Suspender-Makers used buckles on a daily basis in their work, likely similar to many in our collection.
Part 6: The Cap-Maker
For our final and longest post, we meet the hard working Cap-Maker, as described in Life in New York, in Doors and Out of Doors, published in 1851:
“Now comes tripping along our pretty, taper-fingered Cap Maker… With the dainty wand of her well used needle, she waves away the doubts that surround us, and we begin to see how rents are paid, and food and clothing is provided. The secret is in a vast productive industry, finding its demand in an intense trade, extending to all states of the Union and all quarters of the world. The Cap Maker is a beautiful embodiment of American Industry. She is also a fine representative of the worthy independence, and strong self-reliance, of the American woman.
...She conducts us into a large room in which are sixty girls are all busy as so many bees in June, plying their needles, and fashioning caps of cloth, and glazed fabric, and leather, and plush, and fur. There are caps for two shillings, and caps for five dollars; rough, stout caps for hardy backwoodsmen, and beautiful gold embroidered velvet caps, for some proud mama's little darling to parade with in Broadway. "Well! this is very nice--but it goes but a little way toward solving the problem." She replied, “Don't be impatient, see this worthy woman, coming out of the shop, with a large bundle. This bundle is to be made up into caps. They are all cut out, and ready for sewing… There are, say, 5,000 cap-makers in the city on New York, and there are ten times that number of females engaged [nationwide] in other branches of productive industry. — These 50,000 industrious girls and women, earn, on an average, three dollars a week. This is the annual sum of $7,800,000, of which sum we, the cap-makers, earn only $780,000, a year. Now can you see where the money comes from?"

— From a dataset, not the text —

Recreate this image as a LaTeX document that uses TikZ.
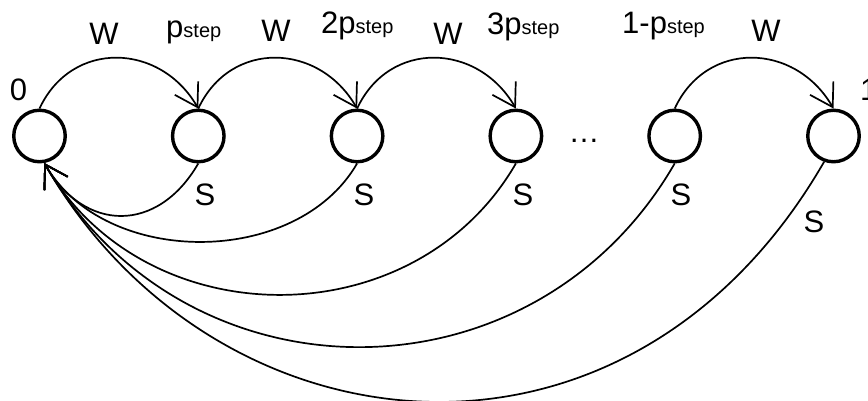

…The work of our cap-maker is one of downright toil, sustained by high and holy motives; those of earning an honest living, living a virtuous life, and often contributing to the support of helpless age or infancy. The Cap-Maker is honest, for she more than earns every dollar she gets; she is virtuous, for dally toil, in a city where vice offers the show of ease, is strong virtue; she is useful-look at the aggregate result of her labors.”
This cap in our collection (A014) was likely made by a female cap maker in the 1860’s.